Since her election to Congress in 2018, Slotkin has cultivated a centrist brand, and she’s not shied from separating herself from the progressive wing of her party. In Thursday’s remarks, she contended that the shrinking middle class is a “core issue” that unites moderates, progressives “and everything in between.”
Some of her policy prescriptions would sound familiar to anyone who has followed her campaigns and policy proposals in recent years: Bringing home critical supply chains from overseas, an “all-of-the-above” approach to energy needs, the option of a nationwide public insurance plan and allowing Medicare to negotiate the price of prescription drugs.

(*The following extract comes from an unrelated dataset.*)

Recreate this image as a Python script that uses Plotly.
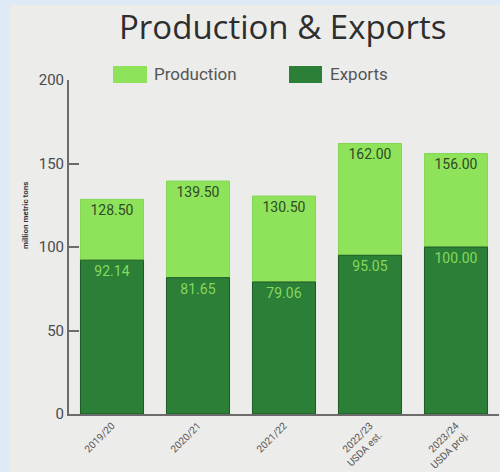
import plotly.graph_objects as go

# Marketing years and volumes (million metric tons)
seasons = ["2019/20", "2020/21", "2021/22", "2022/23<br>USDA est.", "2023/24<br>USDA proj."]
production = [128.50, 139.50, 130.50, 162.00, 156.00]
exports = [92.14, 81.65, 79.06, 95.05, 100.00]

PROD_COLOR = "#8fe35b"
EXP_COLOR = "#2b7f36"
EDGE_COLOR = "#1f5a27"
LABEL_FONT = "Roboto, Noto Sans, sans-serif"

W, H = 500, 472
L, R, T, B = 69, 1, 80, 58
PW, PH = W - L - R, H - T - B


def px_x(x):
    return (x - L) / PW


def px_y(y):
    return (H - B - y) / PH


fig = go.Figure()

fig.add_trace(go.Bar(
    x=seasons, y=production, name="Production",
    marker=dict(color=PROD_COLOR, line=dict(color="#84d656", width=1)),
    text=[f"{v:.2f}" for v in production],
    textposition="inside", insidetextanchor="end",
    textfont=dict(family=LABEL_FONT, size=14, color="#2f4a26"),
    hoverinfo="x+y",
))
fig.add_trace(go.Bar(
    x=seasons, y=exports, name="Exports",
    marker=dict(color=EXP_COLOR, line=dict(color=EDGE_COLOR, width=1)),
    text=[f"{v:.2f}" for v in exports],
    textposition="inside", insidetextanchor="end",
    textfont=dict(family=LABEL_FONT, size=14, color="#86d95e"),
    hoverinfo="x+y",
))

shapes = [
    # light panel over the blue frame
    dict(type="rect", xref="paper", yref="paper", layer="below",
         x0=px_x(10), x1=px_x(W + 5), y0=px_y(H + 5), y1=px_y(5),
         fillcolor="#ececeb", line=dict(width=0)),
    # legend swatches
    dict(type="rect", xref="paper", yref="paper",
         x0=px_x(113), x1=px_x(147), y0=px_y(83), y1=px_y(66),
         fillcolor=PROD_COLOR, line=dict(width=0)),
    dict(type="rect", xref="paper", yref="paper",
         x0=px_x(289), x1=px_x(322), y0=px_y(83), y1=px_y(66),
         fillcolor=EXP_COLOR, line=dict(width=0)),
]

annotations = [
    dict(text="Production &amp; Exports", xref="paper", yref="paper",
         x=px_x(282), y=px_y(27), xanchor="center", yanchor="middle",
         showarrow=False, font=dict(family="Open Sans, Lato", size=33, color="#2e2e2e")),
    dict(text="Production", xref="paper", yref="paper",
         x=px_x(152), y=px_y(74), xanchor="left", yanchor="middle",
         showarrow=False, font=dict(family=LABEL_FONT, size=17, color="#555555")),
    dict(text="Exports", xref="paper", yref="paper",
         x=px_x(328), y=px_y(74), xanchor="left", yanchor="middle",
         showarrow=False, font=dict(family=LABEL_FONT, size=17, color="#555555")),
    dict(text="<b>million metric tons</b>", xref="paper", yref="paper",
         x=px_x(25), y=px_y(216), xanchor="center", yanchor="middle", textangle=-90,
         showarrow=False, font=dict(family=LABEL_FONT, size=8, color="#333333")),
]

fig.update_layout(
    width=W, height=H,
    margin=dict(l=L, r=R, t=T, b=B),
    paper_bgcolor="#dfeaf7",
    plot_bgcolor="rgba(0,0,0,0)",
    barmode="overlay",
    bargap=0.267,
    showlegend=False,
    shapes=shapes,
    annotations=annotations,
    uniformtext=dict(minsize=8, mode="show"),
)

fig.update_xaxes(
    automargin=False,
    showgrid=False, showline=True, linecolor="#6b6b6b", linewidth=2,
    ticks="", tickangle=-45, ticklabelstandoff=0,
    tickfont=dict(family=LABEL_FONT, size=10, color="#555555"),
)
fig.update_yaxes(
    automargin=False,
    range=[0, 200], tickvals=[0, 50, 100, 150, 200],
    showgrid=False, zeroline=False, showline=True, linecolor="#6b6b6b", linewidth=2,
    ticks="inside", ticklen=10, tickcolor="#6b6b6b", tickwidth=1.5,
    tickfont=dict(family=LABEL_FONT, size=15, color="#4a4a4a"),
)

fig.write_html("out.html")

Slotkin also repeats some long-sought reforms for Congress that she says would regain the public’s trust, like banning candidates from taking corporate political action committee money and barring lawmakers from trading stocks and cryptocurrencies so they aren’t “personally profiting from their access.”
But she also pitched newer ideas like banning cellphones in K-12 classrooms and declaring a housing emergency to spur the construction of 4 million homes to catch up with demand. “The single biggest thing holding us back is overlapping and outdated housing regulations,” she said.
The freshman senator has also called for “slaughtering” some of the Democrats’ sacred cows, targeting the party’s approach to climate change and regulation, saying she’s open to peeling back some environmental permitting rules that can drag out the approval process for major job-creating projects.
“The way some Democrats approach climate change is elitist. You’re either with us or against us,” Slotkin said. “People get that extreme weather is a pocketbook issue. Let’s start from there and try and bring as many Americans into the cause as we can.”
She also wants to take “a stick of dynamite” to the federal workforce training programs to blow them up, noting they’re found across 40 different programs in 14 different agencies. “We have to align all those programs around one goal, training and retraining people for a future economy,” Slotkin said.
In the speech, Slotkin said Congress needs to abandon the talking point of “comprehensive” immigration reform, blaming both parties for rejecting immigration deals for 20 years because they preferred to use the issue for political ammo or the bill wasn’t “perfect.” Incremental reforms are OK, including boosting the caps for every visa category, she said.
“Both parties have been a mess on this issue,” Slotkin said. “I will work with any adults I can find who are actually interested in making some kind of progress on immigration.”
She defended unions but challenged her party to quit “vilifying” corporate CEOs and others who employ a lot of people because it makes too many voters think the party is anti-business.
“Yes, we want everyone in America, including the president of the United States, to play by the same set of rules. Yes, we need a fair tax code to ensure all Americans are paying their fair share,” she said. “No matter who you are or where you come from, Black, White, Latino, first-generation, we want you to make as much money as possible.”
But the government shouldn’t give tax breaks to big companies and then have to pay again to keep their employees from going hungry, Slotkin asserted. Those companies should lose eligibility for tax incentives, she said.
“That’s double-dipping — it makes the taxpayer pay twice for corporate greed. And it’s got to stop,” she said.